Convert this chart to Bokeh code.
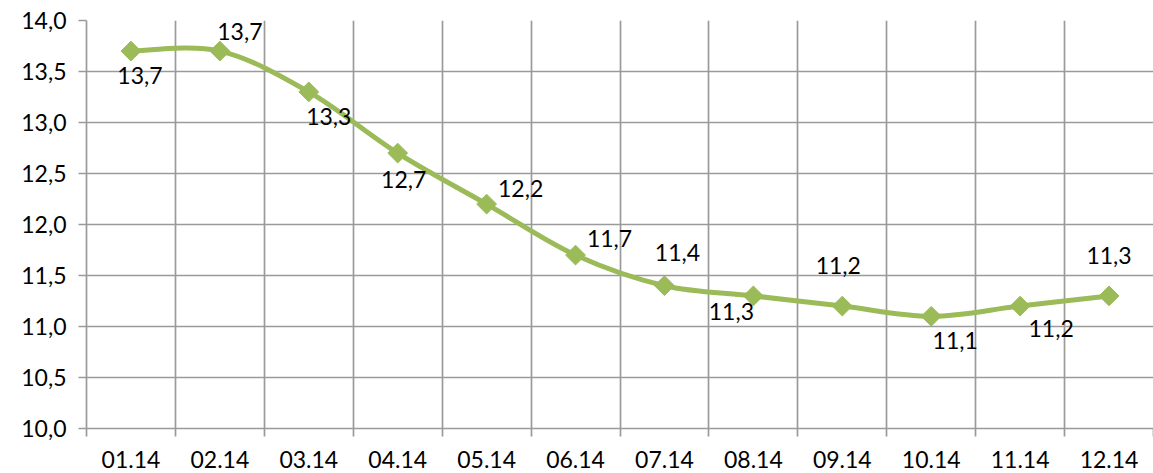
import numpy as np
from bokeh.plotting import figure
from bokeh.models import (ColumnDataSource, FixedTicker, Grid, LabelSet, Range1d)
from bokeh.core.properties import value
from bokeh.embed import file_html
from bokeh.resources import INLINE

months = ["01.14", "02.14", "03.14", "04.14", "05.14", "06.14",
          "07.14", "08.14", "09.14", "10.14", "11.14", "12.14"]
values = [13.7, 13.7, 13.3, 12.7, 12.2, 11.7, 11.4, 11.3, 11.2, 11.1, 11.2, 11.3]
y_ticks = [10.0, 10.5, 11.0, 11.5, 12.0, 12.5, 13.0, 13.5, 14.0]

# label placement (screen px): dx right, dy up
label_dx = [9, 20, 20, 6, 34, 34, 13, -22, -4, 24, 31, 0]
label_dy = [-24, 20, -25, -26, 16, 17, 33, -16, 41, -24, -22, 40]

FONT = "Lato"
GREEN = "#9BBB59"
GRID = "#9A9A9A"

n = len(months)
xs = np.arange(n) + 0.5
ys = np.array(values, dtype=float)

p = figure(width=1153, height=473, output_backend="svg", toolbar_location=None,
           x_range=Range1d(0, n), y_range=Range1d(10, 14),
           min_border_left=86, min_border_top=20, min_border_right=0,
           min_border_bottom=45)
p.outline_line_color = None
p.background_fill_color = "white"
p.border_fill_color = "white"

# grids
p.xgrid.visible = False
p.ygrid.visible = False
p.add_layout(Grid(dimension=0, ticker=FixedTicker(ticks=list(range(0, n))),
                  grid_line_color=GRID, grid_line_width=1.7))
p.add_layout(Grid(dimension=1, ticker=FixedTicker(ticks=y_ticks),
                  grid_line_color=GRID, grid_line_width=1.7))

# x axis: labels at centers, tick marks at boundaries (minor)
xa = p.xaxis[0]
xa.ticker = FixedTicker(ticks=list(xs), minor_ticks=list(range(0, n + 1)))
xa.major_label_overrides = {float(x): m for x, m in zip(xs, months)}
xa.major_tick_out = 0
xa.major_tick_in = 0
xa.minor_tick_out = 8
xa.minor_tick_in = 0
xa.minor_tick_line_color = GRID
xa.minor_tick_line_width = 1.7
xa.axis_line_color = GRID
xa.axis_line_width = 1.7
xa.major_label_text_font = FONT
xa.major_label_text_font_size = "23px"
xa.major_label_text_color = "black"
xa.major_label_standoff = 14

ya = p.yaxis[0]
ya.ticker = FixedTicker(ticks=y_ticks, minor_ticks=[])
ya.major_label_overrides = {t: f"{t:.1f}".replace(".", ",") for t in y_ticks}
ya.major_tick_out = 8
ya.major_tick_in = 0
ya.minor_tick_out = 0
ya.minor_tick_in = 0
ya.major_tick_line_color = GRID
ya.major_tick_line_width = 1.7
ya.axis_line_color = GRID
ya.axis_line_width = 1.7
ya.major_label_text_font = FONT
ya.major_label_text_font_size = "23px"
ya.major_label_text_color = "black"
ya.major_label_standoff = 12

# smoothed line (Catmull-Rom -> cubic Bezier)
x0, y0 = xs[:-1], ys[:-1]
x1, y1 = xs[1:], ys[1:]
yp = np.concatenate([[ys[0]], ys[:-2]])          # P(i-1)
yn = np.concatenate([ys[2:], [ys[-1]]])          # P(i+2)
xp = np.concatenate([[xs[0]], xs[:-2]])
xn = np.concatenate([xs[2:], [xs[-1]]])
cx0 = x0 + (x1 - xp) / 6.0
cy0 = y0 + (y1 - yp) / 6.0
cx1 = x1 - (xn - x0) / 6.0
cy1 = y1 - (yn - y0) / 6.0
p.bezier(x0=x0, y0=y0, x1=x1, y1=y1, cx0=cx0, cy0=cy0, cx1=cx1, cy1=cy1,
         line_color=GREEN, line_width=5)

p.scatter(xs, ys, marker="square", angle=np.pi / 4, size=14,
          fill_color=GREEN, line_color=GREEN)

src = ColumnDataSource(dict(x=xs, y=ys,
                            t=[f"{v:.1f}".replace(".", ",") for v in values],
                            dx=label_dx, dy=label_dy))
p.add_layout(LabelSet(x="x", y="y", text="t", source=src,
                      x_offset="dx", y_offset="dy",
                      text_align="center", text_baseline="middle",
                      text_font=value(FONT), text_font_size=value("23px"),
                      text_color="black"))

open("out.html", "w").write(file_html(p, INLINE))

**Task directions**
Images in the data above are to be skipped. Retype all other material exactly.

**Exercise answer**
Convert this chart to Bokeh code.
import numpy as np
from bokeh.plotting import figure
from bokeh.models import (ColumnDataSource, FixedTicker, Grid, LabelSet, Range1d)
from bokeh.core.properties import value
from bokeh.embed import file_html
from bokeh.resources import INLINE

months = ["01.14", "02.14", "03.14", "04.14", "05.14", "06.14",
          "07.14", "08.14", "09.14", "10.14", "11.14", "12.14"]
values = [13.7, 13.7, 13.3, 12.7, 12.2, 11.7, 11.4, 11.3, 11.2, 11.1, 11.2, 11.3]
y_ticks = [10.0, 10.5, 11.0, 11.5, 12.0, 12.5, 13.0, 13.5, 14.0]

# label placement (screen px): dx right, dy up
label_dx = [9, 20, 20, 6, 34, 34, 13, -22, -4, 24, 31, 0]
label_dy = [-24, 20, -25, -26, 16, 17, 33, -16, 41, -24, -22, 40]

FONT = "Lato"
GREEN = "#9BBB59"
GRID = "#9A9A9A"

n = len(months)
xs = np.arange(n) + 0.5
ys = np.array(values, dtype=float)

p = figure(width=1153, height=473, output_backend="svg", toolbar_location=None,
           x_range=Range1d(0, n), y_range=Range1d(10, 14),
           min_border_left=86, min_border_top=20, min_border_right=0,
           min_border_bottom=45)
p.outline_line_color = None
p.background_fill_color = "white"
p.border_fill_color = "white"

# grids
p.xgrid.visible = False
p.ygrid.visible = False
p.add_layout(Grid(dimension=0, ticker=FixedTicker(ticks=list(range(0, n))),
                  grid_line_color=GRID, grid_line_width=1.7))
p.add_layout(Grid(dimension=1, ticker=FixedTicker(ticks=y_ticks),
                  grid_line_color=GRID, grid_line_width=1.7))

# x axis: labels at centers, tick marks at boundaries (minor)
xa = p.xaxis[0]
xa.ticker = FixedTicker(ticks=list(xs), minor_ticks=list(range(0, n + 1)))
xa.major_label_overrides = {float(x): m for x, m in zip(xs, months)}
xa.major_tick_out = 0
xa.major_tick_in = 0
xa.minor_tick_out = 8
xa.minor_tick_in = 0
xa.minor_tick_line_color = GRID
xa.minor_tick_line_width = 1.7
xa.axis_line_color = GRID
xa.axis_line_width = 1.7
xa.major_label_text_font = FONT
xa.major_label_text_font_size = "23px"
xa.major_label_text_color = "black"
xa.major_label_standoff = 14

ya = p.yaxis[0]
ya.ticker = FixedTicker(ticks=y_ticks, minor_ticks=[])
ya.major_label_overrides = {t: f"{t:.1f}".replace(".", ",") for t in y_ticks}
ya.major_tick_out = 8
ya.major_tick_in = 0
ya.minor_tick_out = 0
ya.minor_tick_in = 0
ya.major_tick_line_color = GRID
ya.major_tick_line_width = 1.7
ya.axis_line_color = GRID
ya.axis_line_width = 1.7
ya.major_label_text_font = FONT
ya.major_label_text_font_size = "23px"
ya.major_label_text_color = "black"
ya.major_label_standoff = 12

# smoothed line (Catmull-Rom -> cubic Bezier)
x0, y0 = xs[:-1], ys[:-1]
x1, y1 = xs[1:], ys[1:]
yp = np.concatenate([[ys[0]], ys[:-2]])          # P(i-1)
yn = np.concatenate([ys[2:], [ys[-1]]])          # P(i+2)
xp = np.concatenate([[xs[0]], xs[:-2]])
xn = np.concatenate([xs[2:], [xs[-1]]])
cx0 = x0 + (x1 - xp) / 6.0
cy0 = y0 + (y1 - yp) / 6.0
cx1 = x1 - (xn - x0) / 6.0
cy1 = y1 - (yn - y0) / 6.0
p.bezier(x0=x0, y0=y0, x1=x1, y1=y1, cx0=cx0, cy0=cy0, cx1=cx1, cy1=cy1,
         line_color=GREEN, line_width=5)

p.scatter(xs, ys, marker="square", angle=np.pi / 4, size=14,
          fill_color=GREEN, line_color=GREEN)

src = ColumnDataSource(dict(x=xs, y=ys,
                            t=[f"{v:.1f}".replace(".", ",") for v in values],
                            dx=label_dx, dy=label_dy))
p.add_layout(LabelSet(x="x", y="y", text="t", source=src,
                      x_offset="dx", y_offset="dy",
                      text_align="center", text_baseline="middle",
                      text_font=value(FONT), text_font_size=value("23px"),
                      text_color="black"))

open("out.html", "w").write(file_html(p, INLINE))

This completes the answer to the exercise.